Here is my story.
I grew up in a family comprised of Jews. The strongest sense of religion was withheld in my maternal grandparents. As you went down the family tree, religion became softer and softer. Even for a time, I did not even consider myself Jewish. But verily, I always believed in Ar Rahmaan.
Then, out from the smokey haze in which my faith was guided in, a friend called out to me. He showed me Islam and introduced me to it. His name is Jameel (peace and blessings be upon him! He is a great friend). This was in the year of 2003 during Ramadaan. I was introduced to Islam, learned a great deal, and I converted. Everything about Islam felt so...

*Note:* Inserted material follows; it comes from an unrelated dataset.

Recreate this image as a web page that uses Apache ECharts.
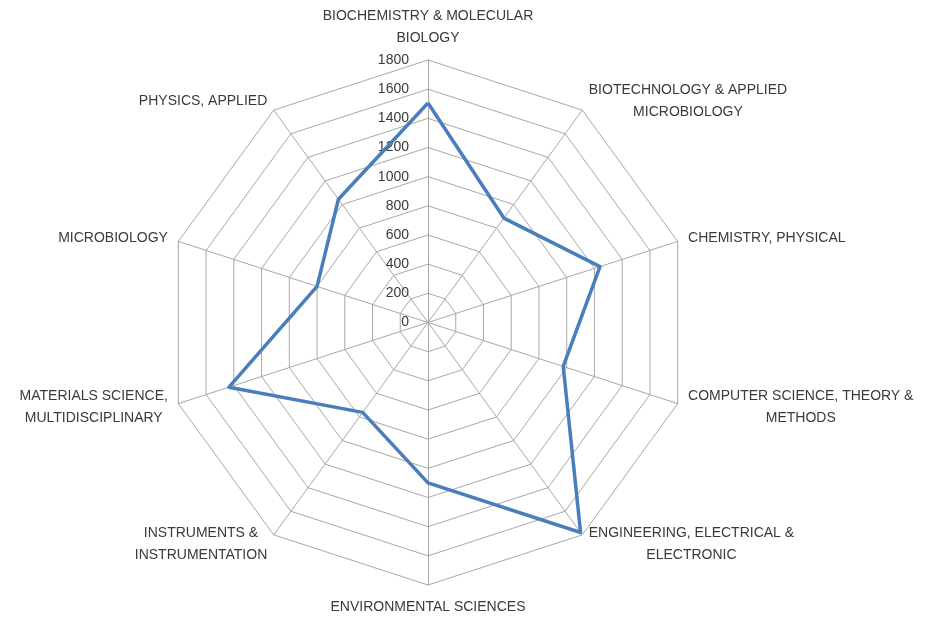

right. When I was first learning about Islam, I felt as if I was completely blind to the truth. I had to learn more, and my knowledge could not be quenched. Infact, that same incredible thirst for knowledge and purification still burns within me. I want to do as much as I possibily can do devote myself to Islam. Unfortunately, I do not know how to pray yet (I still have not visited a Mosque! I undoubtably will be visiting one soon. Most likely next weekend!). This one boundary is keeping my heart from believing that I am a true Muslim. Once I learn how to pray, a new spark of joy will be within me.
Infact, as of now, I decided it would be great to remember the ninety-nine perfect names of Allah! Tonight, I memorized the first ten. Each night I will memorize the next ten and so on untill I know all ninety-nine. Truely, Islam will guide me to the right path and I will recieve Al Mu'min's shade. Verily, Allah's shade is better than all shade.